OK based on this design and what @gasche mentioned as well, I am taking that to mean that opam is not vulnerable to this particular supply chain attack–since presumably a private repository would be added as a ‘fresh’ repository on top of the ‘default’ public opam-repository, and thus private packages take priority over public ones.

2 Likes

I disagree with this conclusion (sorry about that). So, in opam (AFAIU) there are ranks for repositories which are used as tie-breaker. But consider the following scenario:

# opam repo
<><> Repository configuration for switch test <><><><><><><><><><><><><><><><>
 1 testrepo2 file:///usr/home/hannes/devel/mirage/testrepo2
 2 testrepo1 file:///usr/home/hannes/devel/mirage/testrepo1
 3 default   https://opam.ocaml.org/

I suspect the first number is the rank. According to opam repo --help:

           Package definitions are looked in the repositories in
           increasing rank order, therefore 1 is the highest priority.
           Negative ints can be used to select from the lowest priority, -1
           being last. set-repos can otherwise be used to explicitly set the
           repository list at once.

So testrepo1 has a single opam package named extra-file in version 1.0.0, testrepo2 has the same package in version 0.0.0. An opam install extra-file installs the highest version (from testrepo1), not the highest version from the repository with the highest priority.

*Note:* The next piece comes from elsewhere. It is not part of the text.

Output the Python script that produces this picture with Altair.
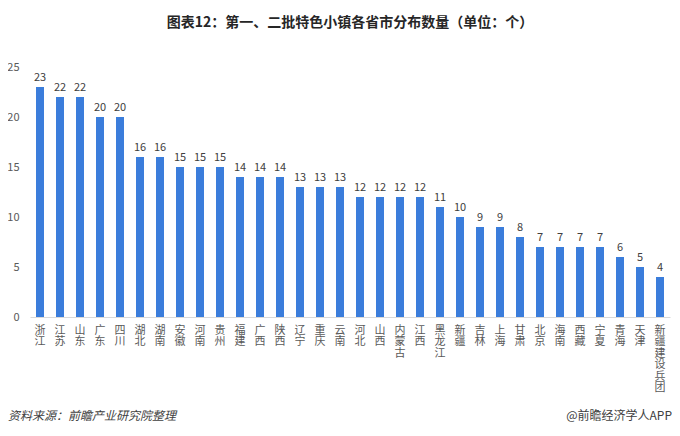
import altair as alt
import pandas as pd

provinces = ["浙江", "江苏", "山东", "广东", "四川", "湖北", "湖南", "安徽", "河南", "贵州",
             "福建", "广西", "陕西", "辽宁", "重庆", "云南", "河北", "山西", "内蒙古", "江西",
             "黑龙江", "新疆", "吉林", "上海", "甘肃", "北京", "海南", "西藏", "宁夏", "青海",
             "天津", "新疆建设兵团"]
counts = [23, 22, 22, 20, 20, 16, 16, 15, 15, 15,
          14, 14, 14, 13, 13, 13, 12, 12, 12, 12,
          11, 10, 9, 9, 8, 7, 7, 7, 7, 6,
          5, 4]
y_ticks = [0, 5, 10, 15, 20, 25]

title_text = "图表12：第一、二批特色小镇各省市分布数量（单位：个）"
source_text = "资料来源：前瞻产业研究院整理"
brand_text = "@前瞻经济学人APP"

df = pd.DataFrame({"province": provinces, "count": counts})
FONT = "Noto Sans CJK SC"

base = alt.Chart(df)

bars = base.mark_bar(color="#3b7ddb").encode(
    x=alt.X("province:N", sort=provinces,
            scale=alt.Scale(paddingInner=0.6, paddingOuter=0.3),
            axis=alt.Axis(title=None, labelAngle=0, labelExpr="split(datum.label, '')",
                          labelLineHeight=11.5, labelBaseline="top", labelPadding=7,
                          labelFont=FONT, labelFontSize=11, labelColor="#595959",
                          ticks=False, domainColor="#d9d9d9", labelOverlap=False)),
    y=alt.Y("count:Q", scale=alt.Scale(domain=[0, 25]),
            axis=alt.Axis(title=None, values=y_ticks, grid=False, domain=False, ticks=False,
                          labelPadding=11, labelFont=FONT, labelFontSize=11,
                          labelColor="#595959")),
)

labels = base.mark_text(dy=-9, font=FONT, fontSize=11, color="#404040").encode(
    x=alt.X("province:N", sort=provinces),
    y="count:Q",
    text="count:Q",
)

source = alt.Chart(pd.DataFrame({"t": [source_text]})).mark_text(
    font=FONT, fontSize=12, fontStyle="italic", color="#404040", align="left", baseline="middle"
).encode(x=alt.value(-22), y=alt.value(359), text="t:N")

brand = alt.Chart(pd.DataFrame({"t": [brand_text]})).mark_text(
    font=FONT, fontSize=12, color="#404040", align="right", baseline="middle"
).encode(x=alt.value(642), y=alt.value(359), text="t:N")

chart = alt.layer(bars, labels, source, brand).properties(
    width=640, height=260,
    padding={"left": 22, "top": 49, "right": 2, "bottom": 110},
    autosize=alt.AutoSizeParams(type="none"),
    title=alt.TitleParams(title_text, font=FONT, fontSize=14, fontWeight="bold",
                          color="#262626", anchor="middle", offset=27),
).configure_view(stroke=None)

chart.save("out.html", embed_options={"renderer": "svg", "actions": False})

TL;DR: the package names and versions are merged from the repositories, and the rank only plays a role if multiple repositories contain the same version of a package.

5 Likes

Interesting! Thanks for the analysis! I think you’re right about the opam repo output rank. I believe you can double-check with the more verbose opam repo --all command.

Indeed, leading to the same ranks as above.

Now the question is “how to avoid this threat?” (at least once this is considered to be a threat worth mitigating, eventually there are easier attacks possible in the current state of opam and opam-repository).

I can think of a couple of options:

  • ( a ) only ever use a single opam repository (i.e. inside a company run your own opam-repo without automatic updates from the public repository)
  • ( b ) revise the rank handling in opam - if a repository with a higher rank has a package named “foo”, only consider that repository (this will modify the semantics of opam, likely break some use cases)
  • ( c ) prefix/namespacing of repositories (or qualifying packages with full url) – depend on testrepo2:extra-file or https://github.com/.../testrepo2:extra-file explicitly
  • ( d ) deploy signed package releases and custom delegations (using conex, that’s not yet possible with the current code - TUF has some specs how to do that, I’ve some ideas how to achieve this with conex): if your company has a custom package “foo”, specify the public keys that are allowed to release “foo”, the attacker would need to get their hands on these private keys to inject a “foo” release.

I suggest go for ( a ) right now :wink:

1 Like

Another possibility: more sophisticated package namespacing and publishing capabilities, e.g. what npm has done with scopes like @publisher/package and allowing only authorized users to publish under the @publisher namespace.